One of very few surviving late Packard Twelves fitted with truly custom coachwork, this sumptuous 1938 1608 Twelve was ordered as a chassis by Doris Duke, heiress to the American Tobacco Company fortune. At the age of 25, Miss Duke was already the world’s wealthiest woman, and was a prominent figure in the society and gossip columns for much of her eight decades of life. She was a horticulturalist, a noted collector of jewelry and Oriental art, and a major philanthropist, and at various times was married to a U.S. Ambassador to Canada and to infamous sportsman Porfirio Rubirosa.

The Duke Twelve was custom-bodied by Rollston, New York’s most famous and costly coachbuilder, as a modern landaulet, a limousine with a convertible section over the rear seat. Similar in style to a Rollston body produced for the Duesenberg Model J, number J-577, the body featured a relatively rakish one-piece windshield, as well as a lavishly appointed interior with a clock and speedometer. It also featured storage for cocktail accouterments in the rear passenger compartment. Controls for the radio were placed literally at Miss Duke’s hand, in the right rear armrest.

Reportedly the car was delivered to Duke Farms in Hillsborough, New Jersey, and was used to transport its owner on her regular trips between the Garden State and her summer “cottage,” Rough Point in Newport, Rhode Island. Both landmark homes are today restored and open to the public.

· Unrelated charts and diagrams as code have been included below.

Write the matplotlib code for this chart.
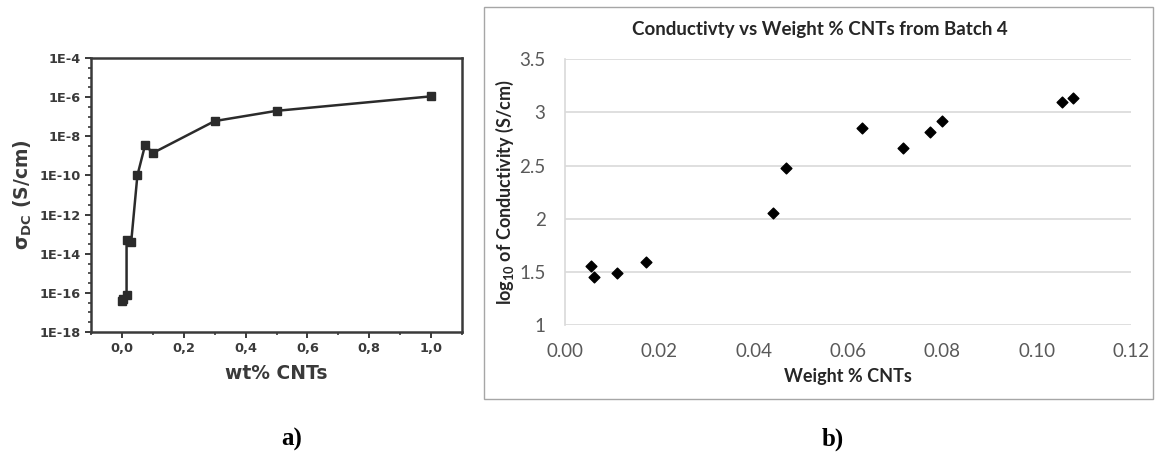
import matplotlib
matplotlib.use("Agg")
import matplotlib.pyplot as plt
from matplotlib.patches import Rectangle
from matplotlib.ticker import FixedLocator, NullFormatter
import numpy as np

# ---- Panel a) data ----
a_wt = [0.0, 0.005, 0.015, 0.015, 0.03, 0.05, 0.075, 0.10, 0.30, 0.50, 1.00]
a_sigma = [4e-17, 5e-17, 8e-17, 5e-14, 4e-14, 1e-10, 3.6e-9, 1.4e-9, 6e-8, 2e-7, 1.1e-6]
a_yticks = [1e-18, 1e-16, 1e-14, 1e-12, 1e-10, 1e-8, 1e-6, 1e-4]
a_yticklabels = ["1E-18", "1E-16", "1E-14", "1E-12", "1E-10", "1E-8", "1E-6", "1E-4"]
a_xticks = [0.0, 0.2, 0.4, 0.6, 0.8, 1.0]
a_xticklabels = ["0,0", "0,2", "0,4", "0,6", "0,8", "1,0"]

# ---- Panel b) data ----
b_wt = [0.0056, 0.0062, 0.0110, 0.0172, 0.0442, 0.0469, 0.0629, 0.0717, 0.0774, 0.0799, 0.1053, 0.1078]
b_logsigma = [1.556, 1.455, 1.493, 1.590, 2.054, 2.480, 2.851, 2.666, 2.816, 2.917, 3.101, 3.139]
b_yticks = [1, 1.5, 2, 2.5, 3, 3.5]
b_yticklabels = ["1", "1.5", "2", "2.5", "3", "3.5"]
b_xticks = [0.00, 0.02, 0.04, 0.06, 0.08, 0.10, 0.12]
b_xticklabels = ["0.00", "0.02", "0.04", "0.06", "0.08", "0.10", "0.12"]

fig = plt.figure(figsize=(11.55, 4.69), dpi=100)

# ================= Panel a =================
ink = "#2b2b2b"
ax1 = fig.add_axes([0.0788, 0.2921, 0.3212, 0.5842])
ax1.plot(a_wt, a_sigma, color=ink, lw=1.8, marker="s", ms=6, mfc=ink, mec=ink)
ax1.set_yscale("log")
ax1.set_ylim(1e-18, 1e-4)
ax1.set_xlim(-0.1, 1.1)
ax1.yaxis.set_major_locator(FixedLocator(a_yticks))
ax1.set_yticklabels(a_yticklabels)
minor_y = [10 ** (e / 2) for e in range(-36, -7) if e % 4 != 0]
ax1.yaxis.set_minor_locator(FixedLocator(minor_y))
ax1.yaxis.set_minor_formatter(NullFormatter())
ax1.set_xticks(a_xticks)
ax1.set_xticklabels(a_xticklabels)
ax1.set_xticks([-0.1, 0.1, 0.3, 0.5, 0.7, 0.9, 1.1], minor=True)
for s in ax1.spines.values():
    s.set_linewidth(1.8)
    s.set_color("#3a3a3a")
ax1.tick_params(axis="both", which="major", direction="out", length=4, width=1.4,
                color="#3a3a3a", labelsize=9.3, labelcolor="#3a3a3a", top=False, right=False)
ax1.tick_params(axis="both", which="minor", direction="out", length=2.5, width=1.2,
                color="#3a3a3a", top=False, right=False)
for lab in ax1.get_xticklabels() + ax1.get_yticklabels():
    lab.set_fontweight("bold")
ax1.set_xlabel("wt% CNTs", fontsize=13.5, fontweight="bold", color="#3a3a3a", labelpad=6)
ax1.set_ylabel(r"σ$_{\mathregular{DC}}$ (S/cm)", fontsize=13.5, fontweight="bold",
               color="#3a3a3a", labelpad=4)

# ================= Panel b =================
fig.patches.append(Rectangle((0.419, 0.1493), 0.5797, 0.8358, transform=fig.transFigure,
                             fill=False, edgecolor="#a6a6a6", lw=1.0))

ax2 = fig.add_axes([0.4892, 0.307, 0.49, 0.5666])
ax2.scatter(b_wt, b_logsigma, marker="D", s=30, color="black", zorder=3)
ax2.set_xlim(0, 0.12)
ax2.set_ylim(1, 3.5)
ax2.set_yticks(b_yticks)
ax2.set_yticklabels(b_yticklabels)
ax2.set_xticks(b_xticks)
ax2.set_xticklabels(b_xticklabels)
ax2.grid(axis="y", color="#d9d9d9", lw=1.2)
ax2.set_axisbelow(True)
for k in ["top", "right", "bottom"]:
    ax2.spines[k].set_visible(False)
ax2.spines["left"].set_color("#d9d9d9")
ax2.spines["left"].set_linewidth(1.2)
ax2.tick_params(axis="both", length=0, labelsize=13.5, labelcolor="#595959", labelfontfamily="Lato")
ax2.tick_params(axis="x", pad=13)
ax2.tick_params(axis="y", pad=14)
ax2.set_xlabel("Weight % CNTs", fontsize=13, fontweight="bold", family="Lato", color="#262626", labelpad=6)
ax2.set_ylabel(r"log$_{\mathregular{10}}$ of Conductivity (S/cm)", fontsize=13, fontweight="bold",
               family="Lato", color="#262626", labelpad=2)
fig.text(0.71, 0.938, "Conductivty vs Weight % CNTs from Batch 4", ha="center", va="center",
         fontsize=13.5, fontweight="bold", family="Lato", color="#262626")

# ---- panel letters ----
fig.text(0.2528, 0.064, "a)", ha="center", va="center", fontsize=18, fontweight="bold",
         family="Liberation Serif")
fig.text(0.7212, 0.064, "b)", ha="center", va="center", fontsize=18, fontweight="bold",
         family="Liberation Serif")

fig.savefig("out.png", dpi=100)
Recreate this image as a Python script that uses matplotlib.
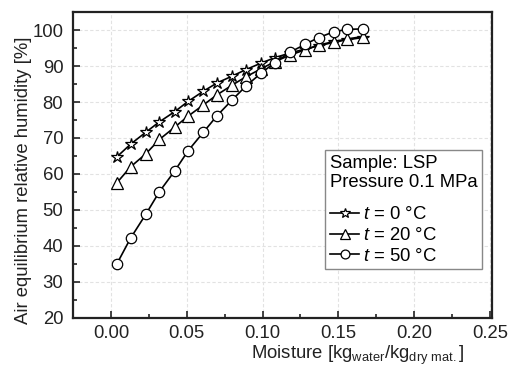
import matplotlib.pyplot as plt
from matplotlib.ticker import MultipleLocator

plt.rcParams['font.family'] = ['Liberation Sans', 'DejaVu Sans']
plt.rcParams['mathtext.fontset'] = 'custom'
plt.rcParams['mathtext.rm'] = 'Liberation Sans'
plt.rcParams['mathtext.it'] = 'Liberation Sans:italic'

# moisture [kg water / kg dry mat.]
moisture = [0.004, 0.013, 0.023, 0.032, 0.042, 0.051, 0.061, 0.070, 0.080,
            0.089, 0.099, 0.108, 0.118, 0.128, 0.137, 0.147, 0.156, 0.166]
rh_0c = [64.8, 68.3, 71.6, 74.5, 77.3, 80.2, 83.0, 85.3, 87.2,
         89.0, 90.8, 92.3, 93.6, 94.7, 95.6, 96.6, 97.3, 97.9]
rh_20c = [57.6, 62.0, 65.6, 69.6, 73.0, 76.1, 79.2, 82.0, 84.7,
          87.0, 89.2, 91.2, 93.0, 94.5, 95.8, 96.8, 97.5, 98.2]
rh_50c = [35.1, 42.2, 48.8, 55.1, 60.8, 66.5, 71.6, 76.2, 80.6,
          84.4, 88.0, 90.9, 93.8, 96.0, 97.9, 99.5, 100.2, 100.3]

series = [(rh_0c, '*', 9, r'$t$ = 0 °C'),
          (rh_20c, '^', 8, r'$t$ = 20 °C'),
          (rh_50c, 'o', 7.5, r'$t$ = 50 °C')]

FS = 13.3
INK = '#222222'

fig = plt.figure(figsize=(5.11, 3.65), dpi=100)
ax = fig.add_axes([0.143, 0.129, 0.820, 0.838])

for rh, m, ms, lab in series:
    ax.plot(moisture, rh, color='black', lw=1.2, marker=m, ms=ms,
            mfc='white', mec='black', mew=0.9, label=lab)

ax.set_xlim(-0.025, 0.2515)
ax.set_ylim(20, 105)
ax.xaxis.set_major_locator(MultipleLocator(0.05))
ax.xaxis.set_minor_locator(MultipleLocator(0.025))
ax.yaxis.set_major_locator(MultipleLocator(10))
ax.yaxis.set_minor_locator(MultipleLocator(5))
ax.xaxis.set_major_formatter(lambda v, p: f'{v:.2f}')
ax.grid(True, which='major', color='#e2e2e2', ls=(0, (3, 2)), lw=0.8)
ax.tick_params(which='both', direction='in', labelsize=FS, width=1.2, colors=INK)
ax.tick_params(which='major', length=5, pad=7)
ax.tick_params(axis='x', which='major', pad=5)
ax.tick_params(which='minor', length=3)
for s in ax.spines.values():
    s.set_linewidth(1.6)
    s.set_color(INK)

ax.set_xlabel(r'Moisture [kg$_{\mathrm{water}}$/kg$_{\mathrm{dry\ mat.}}$]', fontsize=FS, color=INK)
ax.xaxis.set_label_coords(0.678, -0.083)
ax.set_ylabel('Air equilibrium relative humidity [%]', fontsize=FS, color=INK)
ax.yaxis.set_label_coords(-0.098, 0.45)

leg = ax.legend(title='Sample: LSP\nPressure 0.1 MPa', loc='upper right',
                bbox_to_anchor=(0.976, 0.549), borderaxespad=0, fontsize=FS,
                title_fontsize=FS, alignment='left', fancybox=False,
                edgecolor='#888888', framealpha=1, handlelength=1.6,
                handletextpad=0.2, labelspacing=0.2, borderpad=0.25,
                markerscale=0.85)
leg.get_frame().set_linewidth(1.0)
leg._legend_box.sep = 11

fig.savefig('out.png', dpi=100)
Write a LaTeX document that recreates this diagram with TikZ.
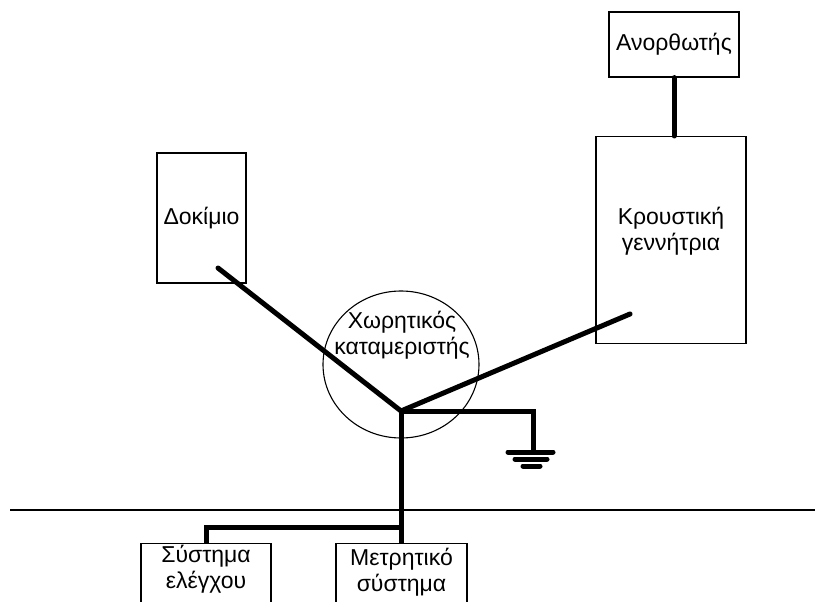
\documentclass[tikz,border=0pt]{standalone}
\usepackage{fontspec}
\setmainfont{Liberation Sans}
\usetikzlibrary{shapes.geometric}
\begin{document}
\begin{tikzpicture}[x=1pt,y=-1pt,
  box/.style={draw,line width=1.2pt,rectangle,inner sep=0pt},
  lbl/.style={font=\fontsize{23}{25.5}\selectfont,align=center,inner sep=0pt},
  wire/.style={line width=5pt,line cap=round,line join=miter},
  thin/.style={line width=1.1pt}]
\useasboundingbox (0,0) rectangle (815,602);
\fill[white] (0,0) rectangle (815,602);
% boxes
\node[box,minimum width=130pt,minimum height=65pt,lbl] (anor) at (674,44.5) {Ανορθωτής};
\node[box,minimum width=150pt,minimum height=207pt] (krou) at (671,240) {};
\node[lbl] (kroutext) at (671,231) {Κρουστική\\γεννήτρια};
\node[box,minimum width=89pt,minimum height=130pt,lbl] (dok) at (201.5,218) {Δοκίμιο};
\node[draw,thin,ellipse,minimum width=156pt,minimum height=147pt,inner sep=0pt] (cap) at (401,364.5) {};
\node[lbl] (captext) at (402,335) {Χωρητικός\\καταμεριστής};
\node[box,anchor=north,minimum width=130pt,minimum height=100pt] (syst) at (206,543) {};
\node[lbl] (systtext) at (206,569) {Σύστημα\\ελέγχου};
\node[box,anchor=north,minimum width=131pt,minimum height=100pt] (meter) at (401.5,543) {};
\node[lbl] (metertext) at (401.5,572) {Μετρητικό\\σύστημα};
% coordinates
\coordinate (J) at (401,411);
\coordinate (d1) at (218,268);
\coordinate (k1) at (630,314);
\coordinate (g) at (533,452);
\coordinate (hl) at (10,510);
\coordinate (hr) at (815,510);
% connectors
\draw[wire] (anor.south -| 674,0) -- (674,136);
\draw[wire] (d1) -- (J) -- (k1);
\draw[wire,line cap=butt] (J) -- (401,543);
\draw[wire,line cap=butt] (206,543) -- (206,527) -- (401,527);
\draw[wire,line cap=butt] (J) -- (533,411) -- (g);
\draw[wire] (508,452) -- (553,452);
\draw[wire] (515,459) -- (547,459);
\draw[wire] (523,466) -- (540,466);
\draw[thin] (hl) -- (hr);
\end{tikzpicture}
\end{document}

The current owner located the fascinating and beautiful one-off Packard in New Jersey in 2007, still wearing its “D.D.” monograms and owned by Charles Patterson. Ray’s Auto Restoration of Webster, Massachusetts, a noted local Packard specialist, oversaw its complete restoration to original condition, including the correct original Duke color scheme, over a two-year period. Fittingly, given its early history, it was first shown at the Newport Concours d’Elegance in 2009, winning Best Pre-War Open Car.

Arguably one of the most significant and desirable late Twelves, this is a spectacular “full custom” Packard, with rich social history that is difficult to match. It is an automobile deserving of “The Richest Girl in the World.”